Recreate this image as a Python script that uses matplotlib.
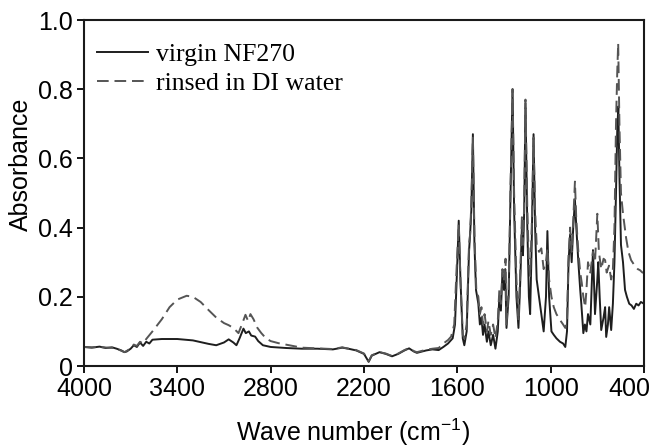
import matplotlib
matplotlib.use("Agg")
import matplotlib.pyplot as plt
import matplotlib.transforms as mtransforms
import numpy as np

# ---- data ----
wn_virgin = [4000, 3950, 3900, 3860, 3820, 3790, 3760, 3740, 3725, 3700, 3680, 3660, 3640, 3620,
             3600, 3580, 3560, 3500, 3400, 3300, 3200, 3150, 3100, 3070, 3040, 3020, 3000, 2975,
             2960, 2940, 2925, 2900, 2880, 2850, 2800, 2700, 2600, 2500, 2400, 2340, 2300, 2250,
             2200, 2170, 2150, 2100, 2060, 2020, 1980, 1940, 1910, 1880, 1860, 1800, 1760, 1720,
             1690, 1660, 1630, 1615, 1600, 1591, 1580, 1565, 1555, 1540, 1525, 1518, 1510, 1500,
             1490, 1480, 1465, 1455, 1445, 1435, 1425, 1410, 1400, 1385, 1370, 1355, 1340, 1330,
             1320, 1310, 1300, 1292, 1284, 1270, 1258, 1245, 1235, 1220, 1207, 1195, 1185, 1178,
             1170, 1162, 1150, 1140, 1132, 1122, 1110, 1100, 1090, 1075, 1060, 1045, 1030, 1021,
             1010, 995, 980, 963, 940, 920, 906, 895, 885, 875, 865, 855, 844, 835, 822, 810, 803,
             790, 780, 770, 760, 745, 728, 715, 700, 694, 685, 675, 660, 650, 643, 632, 624, 611,
             600, 590, 580, 572, 565, 558, 548, 535, 522, 510, 495, 480, 465, 450, 435, 420, 400]
abs_virgin = [0.055, 0.053, 0.056, 0.052, 0.054, 0.050, 0.045, 0.040, 0.042, 0.050, 0.060, 0.055,
              0.068, 0.058, 0.070, 0.065, 0.076, 0.078, 0.078, 0.074, 0.064, 0.060, 0.068, 0.077,
              0.068, 0.060, 0.080, 0.108, 0.095, 0.100, 0.088, 0.085, 0.072, 0.060, 0.055, 0.052,
              0.050, 0.050, 0.048, 0.053, 0.050, 0.045, 0.035, 0.012, 0.030, 0.040, 0.035, 0.028,
              0.035, 0.045, 0.051, 0.042, 0.038, 0.045, 0.048, 0.046, 0.055, 0.065, 0.080, 0.12,
              0.30, 0.42, 0.25, 0.08, 0.06, 0.10, 0.33, 0.38, 0.45, 0.67, 0.35, 0.22, 0.18, 0.12,
              0.14, 0.09, 0.12, 0.07, 0.10, 0.06, 0.09, 0.05, 0.10, 0.20, 0.16, 0.27, 0.22, 0.28,
              0.11, 0.20, 0.50, 0.80, 0.45, 0.20, 0.11, 0.25, 0.40, 0.32, 0.45, 0.76, 0.40, 0.20,
              0.15, 0.35, 0.67, 0.40, 0.25, 0.20, 0.15, 0.10, 0.20, 0.39, 0.20, 0.10, 0.09, 0.08,
              0.07, 0.065, 0.055, 0.10, 0.30, 0.38, 0.30, 0.40, 0.48, 0.40, 0.30, 0.22, 0.18, 0.095,
              0.12, 0.10, 0.15, 0.12, 0.335, 0.15, 0.25, 0.30, 0.20, 0.104, 0.14, 0.17, 0.084, 0.12,
              0.17, 0.104, 0.18, 0.30, 0.50, 0.68, 0.75, 0.55, 0.35, 0.30, 0.22, 0.20, 0.18, 0.175,
              0.165, 0.18, 0.175, 0.185, 0.18]

wn_rinsed = [4000, 3950, 3900, 3850, 3800, 3760, 3740, 3720, 3700, 3680, 3660, 3640, 3620, 3600,
             3560, 3500, 3450, 3400, 3340, 3300, 3250, 3200, 3150, 3100, 3070, 3040, 3007, 2985,
             2962, 2945, 2930, 2910, 2885, 2860, 2830, 2800, 2750, 2680, 2600, 2500, 2400, 2340,
             2300, 2250, 2200, 2170, 2150, 2100, 2060, 2020, 1980, 1940, 1910, 1880, 1860, 1800,
             1760, 1720, 1690, 1660, 1640, 1620, 1605, 1591, 1580, 1565, 1555, 1540, 1525, 1518,
             1510, 1500, 1490, 1478, 1465, 1455, 1445, 1435, 1425, 1410, 1400, 1385, 1370, 1355,
             1340, 1330, 1320, 1310, 1300, 1290, 1284, 1270, 1258, 1245, 1235, 1220, 1207, 1195,
             1185, 1178, 1170, 1162, 1150, 1140, 1132, 1122, 1110, 1100, 1090, 1075, 1060, 1045,
             1030, 1021, 1010, 995, 980, 963, 940, 920, 906, 895, 885, 875, 865, 855, 844, 835,
             822, 810, 800, 790, 778, 770, 760, 745, 728, 715, 700, 690, 675, 660, 650, 640, 625,
             611, 600, 590, 580, 572, 566, 558, 548, 535, 515, 500, 483, 460, 440, 426, 410, 400]
abs_rinsed = [0.055, 0.054, 0.055, 0.053, 0.052, 0.044, 0.040, 0.045, 0.052, 0.062, 0.058, 0.070,
              0.065, 0.078, 0.10, 0.135, 0.170, 0.192, 0.203, 0.200, 0.185, 0.162, 0.140, 0.124,
              0.118, 0.110, 0.095, 0.12, 0.148, 0.13, 0.150, 0.135, 0.11, 0.095, 0.080, 0.072,
              0.066, 0.060, 0.053, 0.051, 0.049, 0.054, 0.050, 0.046, 0.036, 0.014, 0.031, 0.040,
              0.036, 0.029, 0.036, 0.046, 0.052, 0.043, 0.040, 0.047, 0.050, 0.052, 0.065, 0.075,
              0.085, 0.12, 0.28, 0.41, 0.25, 0.09, 0.08, 0.12, 0.35, 0.38, 0.47, 0.66, 0.38, 0.22,
              0.20, 0.15, 0.17, 0.12, 0.15, 0.10, 0.13, 0.09, 0.12, 0.08, 0.13, 0.22, 0.18, 0.28,
              0.25, 0.31, 0.12, 0.22, 0.52, 0.80, 0.50, 0.25, 0.13, 0.28, 0.43, 0.35, 0.47, 0.77,
              0.45, 0.30, 0.26, 0.40, 0.66, 0.45, 0.35, 0.33, 0.34, 0.28, 0.30, 0.34, 0.25, 0.20,
              0.17, 0.15, 0.133, 0.12, 0.11, 0.13, 0.32, 0.40, 0.33, 0.42, 0.533, 0.42, 0.33, 0.27,
              0.24, 0.20, 0.17, 0.22, 0.30, 0.27, 0.33, 0.30, 0.44, 0.33, 0.28, 0.31, 0.306, 0.27,
              0.29, 0.25, 0.28, 0.40, 0.70, 0.85, 0.933, 0.70, 0.50, 0.44, 0.37, 0.33, 0.306, 0.29,
              0.28, 0.277, 0.27, 0.27]

series_labels = ["virgin NF270", "rinsed in DI water"]
x_ticks = [4000, 3400, 2800, 2200, 1600, 1000, 400]
y_ticks = [0, 0.2, 0.4, 0.6, 0.8, 1.0]
y_tick_labels = ["0", "0.2", "0.4", "0.6", "0.8", "1.0"]

# ---- figure ----
plt.rcParams['font.family'] = ['Liberation Sans', 'DejaVu Sans']
fig = plt.figure(figsize=(6.54, 4.47), dpi=100)
ax = fig.add_axes([84/654, 1 - 366/447, (644 - 84)/654, (366 - 20)/447])

ax.plot(wn_virgin, abs_virgin, color='#1e1e1e', lw=1.4, label=series_labels[0])
ax.plot(wn_rinsed, abs_rinsed, color='#555555', lw=1.4, dashes=(6, 3), label=series_labels[1])

ax.set_xlim(4000, 400)
ax.set_ylim(0, 1.0)
ax.set_xticks(x_ticks)
ax.set_xticklabels([str(t) for t in x_ticks])
ax.set_yticks(y_ticks)
ax.set_yticklabels(y_tick_labels)
ax.tick_params(axis='both', direction='out', length=5, width=1.3, labelsize=18, pad=3,
               top=False, right=False)
for s in ax.spines.values():
    s.set_linewidth(1.5)
    s.set_color('#1a1a1a')

# last x tick label shifted left so it stays inside the figure
last = ax.get_xticklabels()[-1]
last.set_horizontalalignment('right')
last.set_transform(last.get_transform() + mtransforms.ScaledTranslation(6/100, 0, fig.dpi_scale_trans))

ax.set_xlabel(r'Wave number (cm$\mathregular{^{-1}}$)', fontsize=18)
ax.xaxis.set_label_coords((353 - 84)/560, -0.145)
ax.set_ylabel('Absorbance', fontsize=18)
ax.yaxis.set_label_coords((33 - 84)/560, (366 - 164.5)/346)

leg = ax.legend(loc='upper left', bbox_to_anchor=(0.0225, 0.934), frameon=False,
                prop={'family': 'Liberation Serif', 'size': 18.5},
                handlelength=2.0, handletextpad=0.3, labelspacing=0.25,
                borderpad=0, borderaxespad=0)

fig.savefig('out.png', dpi=100)
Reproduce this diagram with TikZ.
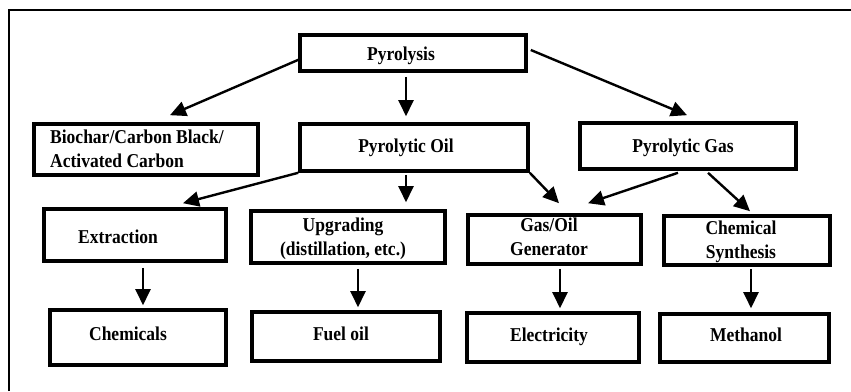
\documentclass[tikz,border=0pt]{standalone}
\usepackage{fontspec}
\usepackage{graphicx}
\setmainfont{Liberation Serif}
\usetikzlibrary{arrows.meta}
\newcommand\tx[2][c]{\scalebox{1}[1.12]{\begin{tabular}[t]{@{}#1@{}}#2\end{tabular}}}
\begin{document}
\begin{tikzpicture}[x=1pt,y=-1pt,
  box/.style={draw=black, line width=3.6pt, inner sep=0pt, fill=white},
  lbl/.style={inner sep=0pt, anchor=base, font=\fontsize{17.5}{21.5}\selectfont\bfseries},
  arr/.style={line width=2.4pt, -{Triangle[length=16pt,width=15pt]}}]
\useasboundingbox (0,0) rectangle (851,391);
\fill[white] (0,0) rectangle (851,391);
\draw[line width=2.5pt] (9,391) -- (9,10) -- (851,10);

% boxes
\node[box, minimum width=226pt, minimum height=36pt] (pyro) at (413,53) {};
\node[box, minimum width=224pt, minimum height=51pt] (bio)  at (146,149.5) {};
\node[box, minimum width=228pt, minimum height=47pt] (oil)  at (414,147.5) {};
\node[box, minimum width=216pt, minimum height=46pt] (gas)  at (688,146) {};
\node[box, minimum width=182pt, minimum height=52pt] (ext)  at (135,235) {};
\node[box, minimum width=194pt, minimum height=52pt] (upg)  at (348,237) {};
\node[box, minimum width=173pt, minimum height=49pt] (gen)  at (554.5,239.5) {};
\node[box, minimum width=166pt, minimum height=49pt] (chs)  at (747,240.5) {};
\node[box, minimum width=176pt, minimum height=55pt] (chem) at (138,337.5) {};
\node[box, minimum width=188pt, minimum height=49pt] (fuel) at (346,336.5) {};
\node[box, minimum width=172pt, minimum height=49pt] (elec) at (553,337.5) {};
\node[box, minimum width=169pt, minimum height=48pt] (meth) at (744.5,338) {};

% texts
\node[lbl] (tpyro) at (401,60) {\tx{Pyrolysis}};
\node[lbl, anchor=base west] (tbio) at (50,143) {\tx[l]{Biochar/Carbon Black/\\Activated Carbon}};
\node[lbl] (toil) at (406,152) {\tx{Pyrolytic Oil}};
\node[lbl] (tgas) at (683,152) {\tx{Pyrolytic Gas}};
\node[lbl] (text) at (118,243) {\tx{Extraction}};
\node[lbl] (tupg) at (343,231) {\tx{Upgrading\\(distillation, etc.)}};
\node[lbl] (tgen) at (549,231) {\tx{Gas/Oil\\Generator}};
\node[lbl] (tchs) at (741,234) {\tx{Chemical\\Synthesis}};
\node[lbl] (tchem) at (128,340) {\tx{Chemicals}};
\node[lbl] (tfuel) at (341,340) {\tx{Fuel oil}};
\node[lbl] (telec) at (549,341) {\tx{Electricity}};
\node[lbl] (tmeth) at (746,341) {\tx{Methanol}};

% arrows
\draw[arr] ([xshift=2pt,yshift=-6pt]pyro.west) -- ([xshift=24pt,yshift=7pt]bio.north);
\draw[arr] ([xshift=-7pt,yshift=-4pt]pyro.south) -- ([xshift=-8pt,yshift=6pt]oil.north);
\draw[arr] ([xshift=3pt,yshift=3pt]pyro.east) -- ([xshift=-1pt,yshift=6pt]gas.north);
\draw[arr] (oil.south west) -- ([xshift=48pt,yshift=4pt]ext.north);
\draw[arr] ([xshift=-8pt,yshift=-2pt]oil.south) -- ([xshift=58pt,yshift=7pt]upg.north);
\draw[arr] (oil.south east) -- ([xshift=4.5pt,yshift=10pt]gen.north);
\draw[arr] ([xshift=-10pt,yshift=-2pt]gas.south) -- ([xshift=33.5pt,yshift=10pt]gen.north);
\draw[arr] ([xshift=20pt,yshift=-2pt]gas.south) -- ([xshift=3pt,yshift=3pt]chs.north);
\draw[arr] ([xshift=8pt,yshift=-5pt]ext.south) -- ([xshift=5pt,yshift=3pt]chem.north);
\draw[arr] ([xshift=10pt,yshift=-4pt]upg.south) -- ([xshift=12pt,yshift=3pt]fuel.north);
\draw[arr] ([xshift=5.5pt,yshift=-3pt]gen.south) -- ([xshift=7pt,yshift=3pt]elec.north);
\draw[arr] ([xshift=4pt,yshift=-2pt]chs.south) -- ([xshift=6.5pt,yshift=4pt]meth.north);
\end{tikzpicture}
\end{document}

> _Problem_
Skip the pictures and quote each line of the entries above, from the first through the line with "import numpy as np", exactly as it appears.

> _Result_
Recreate this image as a Python script that uses matplotlib.
import matplotlib
matplotlib.use("Agg")
import matplotlib.pyplot as plt
import matplotlib.transforms as mtransforms
import numpy as np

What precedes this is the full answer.